> [Listed entries]
- - -
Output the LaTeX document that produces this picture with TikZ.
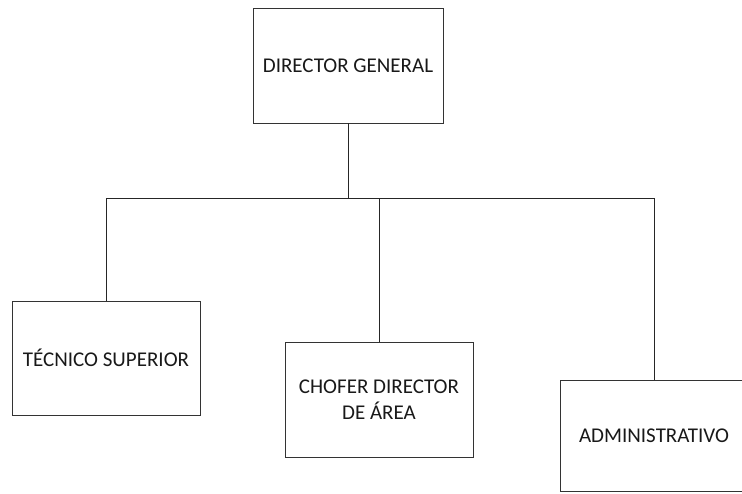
- - -
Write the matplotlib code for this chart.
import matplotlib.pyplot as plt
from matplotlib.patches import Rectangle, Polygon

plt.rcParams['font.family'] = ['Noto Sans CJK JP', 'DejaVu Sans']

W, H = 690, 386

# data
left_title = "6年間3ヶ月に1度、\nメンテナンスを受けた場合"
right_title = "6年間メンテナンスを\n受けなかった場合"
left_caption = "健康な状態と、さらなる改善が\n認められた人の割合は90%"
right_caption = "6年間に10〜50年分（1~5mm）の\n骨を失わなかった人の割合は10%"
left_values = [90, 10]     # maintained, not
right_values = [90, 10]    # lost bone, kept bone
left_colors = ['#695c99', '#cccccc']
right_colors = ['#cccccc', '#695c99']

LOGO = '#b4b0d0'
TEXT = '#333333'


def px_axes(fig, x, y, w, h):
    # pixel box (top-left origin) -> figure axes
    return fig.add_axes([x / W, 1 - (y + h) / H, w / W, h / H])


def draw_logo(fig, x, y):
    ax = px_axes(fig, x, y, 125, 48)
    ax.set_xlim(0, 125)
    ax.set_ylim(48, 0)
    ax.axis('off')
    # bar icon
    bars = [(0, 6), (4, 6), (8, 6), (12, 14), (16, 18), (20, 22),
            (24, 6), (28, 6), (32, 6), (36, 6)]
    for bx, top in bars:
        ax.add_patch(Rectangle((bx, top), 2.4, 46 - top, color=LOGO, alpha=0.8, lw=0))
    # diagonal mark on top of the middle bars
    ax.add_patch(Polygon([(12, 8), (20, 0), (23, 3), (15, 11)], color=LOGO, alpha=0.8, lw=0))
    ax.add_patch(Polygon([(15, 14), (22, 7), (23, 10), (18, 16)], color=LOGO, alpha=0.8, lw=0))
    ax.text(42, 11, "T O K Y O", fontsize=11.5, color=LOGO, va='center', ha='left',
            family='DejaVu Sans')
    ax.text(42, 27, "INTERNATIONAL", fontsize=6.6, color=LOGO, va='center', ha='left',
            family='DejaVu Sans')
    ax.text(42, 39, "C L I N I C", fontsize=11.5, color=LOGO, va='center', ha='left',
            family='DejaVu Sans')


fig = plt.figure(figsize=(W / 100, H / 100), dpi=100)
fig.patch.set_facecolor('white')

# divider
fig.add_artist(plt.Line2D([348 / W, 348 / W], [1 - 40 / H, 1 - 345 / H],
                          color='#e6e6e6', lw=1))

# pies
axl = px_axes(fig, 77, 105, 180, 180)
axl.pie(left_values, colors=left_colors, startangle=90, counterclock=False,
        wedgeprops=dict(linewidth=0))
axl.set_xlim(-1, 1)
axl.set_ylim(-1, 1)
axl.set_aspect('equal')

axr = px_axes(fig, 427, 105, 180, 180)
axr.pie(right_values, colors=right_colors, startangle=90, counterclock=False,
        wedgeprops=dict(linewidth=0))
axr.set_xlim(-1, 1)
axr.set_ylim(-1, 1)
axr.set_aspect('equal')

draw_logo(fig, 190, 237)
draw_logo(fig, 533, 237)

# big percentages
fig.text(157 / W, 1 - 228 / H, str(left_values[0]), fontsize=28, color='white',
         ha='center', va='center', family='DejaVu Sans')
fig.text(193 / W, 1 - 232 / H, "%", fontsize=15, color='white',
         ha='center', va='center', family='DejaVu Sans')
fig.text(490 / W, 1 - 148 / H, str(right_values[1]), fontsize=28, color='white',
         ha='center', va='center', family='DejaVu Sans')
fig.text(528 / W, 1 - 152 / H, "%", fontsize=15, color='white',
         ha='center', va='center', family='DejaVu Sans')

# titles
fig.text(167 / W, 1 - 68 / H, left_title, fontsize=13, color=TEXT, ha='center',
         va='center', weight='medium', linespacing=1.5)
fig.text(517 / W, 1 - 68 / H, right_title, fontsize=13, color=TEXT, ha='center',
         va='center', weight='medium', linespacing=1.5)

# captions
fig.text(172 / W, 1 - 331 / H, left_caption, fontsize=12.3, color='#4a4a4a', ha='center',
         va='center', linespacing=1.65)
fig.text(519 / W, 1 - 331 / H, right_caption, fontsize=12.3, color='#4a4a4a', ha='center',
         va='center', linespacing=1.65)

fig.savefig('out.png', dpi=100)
- - -
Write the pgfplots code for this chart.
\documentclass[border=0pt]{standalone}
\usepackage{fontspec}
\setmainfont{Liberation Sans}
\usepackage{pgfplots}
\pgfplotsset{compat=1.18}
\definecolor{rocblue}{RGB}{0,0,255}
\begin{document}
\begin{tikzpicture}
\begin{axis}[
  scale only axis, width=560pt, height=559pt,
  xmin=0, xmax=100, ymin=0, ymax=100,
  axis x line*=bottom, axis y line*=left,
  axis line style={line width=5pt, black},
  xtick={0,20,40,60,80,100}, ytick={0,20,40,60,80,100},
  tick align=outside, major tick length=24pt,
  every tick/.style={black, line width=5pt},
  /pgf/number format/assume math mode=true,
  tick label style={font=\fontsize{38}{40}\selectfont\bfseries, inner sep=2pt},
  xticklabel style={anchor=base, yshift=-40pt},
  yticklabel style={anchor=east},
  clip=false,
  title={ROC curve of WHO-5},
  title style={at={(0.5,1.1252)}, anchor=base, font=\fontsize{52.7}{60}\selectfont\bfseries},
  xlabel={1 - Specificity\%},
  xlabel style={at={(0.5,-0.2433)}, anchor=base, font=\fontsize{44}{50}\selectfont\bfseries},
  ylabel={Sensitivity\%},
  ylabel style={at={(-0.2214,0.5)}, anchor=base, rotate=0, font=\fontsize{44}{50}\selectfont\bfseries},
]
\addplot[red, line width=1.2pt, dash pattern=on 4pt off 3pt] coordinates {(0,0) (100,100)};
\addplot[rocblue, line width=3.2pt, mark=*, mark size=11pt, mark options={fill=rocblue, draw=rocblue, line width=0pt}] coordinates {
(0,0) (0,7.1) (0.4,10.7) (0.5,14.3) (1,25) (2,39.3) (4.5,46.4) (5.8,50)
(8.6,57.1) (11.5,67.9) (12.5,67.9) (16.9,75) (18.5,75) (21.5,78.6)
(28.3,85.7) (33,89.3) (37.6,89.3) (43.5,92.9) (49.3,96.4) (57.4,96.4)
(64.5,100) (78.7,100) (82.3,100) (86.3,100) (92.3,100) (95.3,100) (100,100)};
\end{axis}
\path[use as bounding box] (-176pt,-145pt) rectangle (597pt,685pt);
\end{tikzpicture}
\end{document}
- - -
> [Task description] Retype the records above, but only those lines that fall between the line containing "Write the matplotlib code for this chart." and the line containing "TEXT = '#333333'", with both of those lines included, exactly as written.

> [Final result]
Write the matplotlib code for this chart.
import matplotlib.pyplot as plt
from matplotlib.patches import Rectangle, Polygon

plt.rcParams['font.family'] = ['Noto Sans CJK JP', 'DejaVu Sans']

W, H = 690, 386

# data
left_title = "6年間3ヶ月に1度、\nメンテナンスを受けた場合"
right_title = "6年間メンテナンスを\n受けなかった場合"
left_caption = "健康な状態と、さらなる改善が\n認められた人の割合は90%"
right_caption = "6年間に10〜50年分（1~5mm）の\n骨を失わなかった人の割合は10%"
left_values = [90, 10]     # maintained, not
right_values = [90, 10]    # lost bone, kept bone
left_colors = ['#695c99', '#cccccc']
right_colors = ['#cccccc', '#695c99']

LOGO = '#b4b0d0'
TEXT = '#333333'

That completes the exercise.